Boiler MACT Remanded to EPA

April 27, 2018Newsletters
The AIR QUALITY Letter: April 2018

The Boiler MACT rulemaking saga continues as a result of the March 16, 2018 D.C. Circuit decision in Sierra Club v. EPA. The Sierra Club had challenged revisions to certain requirements in 40 CFR 63 Subpart DDDDD that were promulgated on November 20, 2015. The two issues addressed by the court were: (1) whether the 130 ppm limits on carbon monoxide (CO) as a surrogate for hazardous air pollutants (HAP) were sufficiently supported, and (2) whether the startup and shutdown work practice standards were arbitrary and capricious and contrary to the Clean Air Act. The court remanded the 130 ppm CO limits to EPA for reconsideration but rejected the Sierra Club’s challenge to the startup and shutdown work practice standards.

First, with respect to the CO limits, the court had previously agreed that CO was a suitable surrogate for organic HAP. However, the court had not yet addressed the question of whether the 130 ppm CO limits were appropriate. The court noted that regulation by surrogate is an available tool but the agency decision will be evaluated in terms of whether reducing surrogate emissions will “invariably” and “discriminately” reduce the corresponding HAP. In prior litigation over the rule (United States Sugar Corp. v.
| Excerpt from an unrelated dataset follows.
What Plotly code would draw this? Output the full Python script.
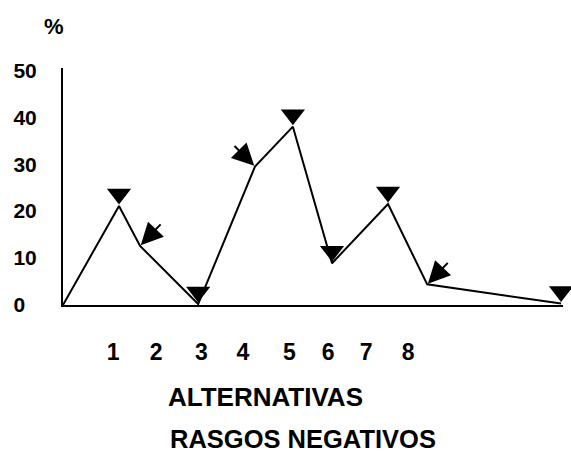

EPA, 830 F.3d 579 (D.C. Cir. 2016)), the court found EPA had sufficiently demonstrated a strong correlation between CO and organic HAP but identified a gap in the record over whether the best performing boilers might be using additional controls that reduce organic HAP emissions beyond that achieved by only regulating CO. In the subsequent rulemaking, the agency evaluated the relationship between CO emissions and emissions of formaldehyde and found that aspects of the data were untrustworthy. However, EPA relied on the same data to justify its conclusion that lower CO limits would not yield further reductions in organic HAP. The court remanded the 130 ppm CO limits to the agency for re-evaluation but did not vacate them.

With respect to the revised startup and shutdown work practice standards that were included in the 2015 amended rule, the court found EPA’s decision was adequately supported. The startup definition in the revised rule provided that startup ended four hours after the boiler first supplies useful thermal energy. The court upheld the definition over Sierra Club’s objection that the four-hour window for startup was too lax. The court noted that the revised rule established additional requirements, including use of clean fuels during startup and development of written startup and shutdown plans. A faster startup definition, with the incentive of reduced recordkeeping and reporting obligations, was included as an option for boilers that were capable of earlier stabilization. In upholding the revised provisions, the court noted that EPA’s authority to resort to a work practice standard does not require it to establish its appropriateness for every single source to which a work practice applies, rather EPA is entitled to look at the class of sources in issue. Additionally, the court found EPA’s approach was a reasonable accommodation of legitimate safety concerns in deciding what work practices were achievable. The requirement for written plans that are subject to public inspection and enhanced recordkeeping requirements provide an additional check on the accuracy of boiler operators’ assertions about what is possible. The court also rejected Sierra Club’s attack on the shutdown provisions of the rule.


In summary, the startup and shutdown work practice standards in the rule have been upheld. EPA must take another look at its support for adopting the 130 ppm CO limits but the existing regulatory limits remain in effect in the interim.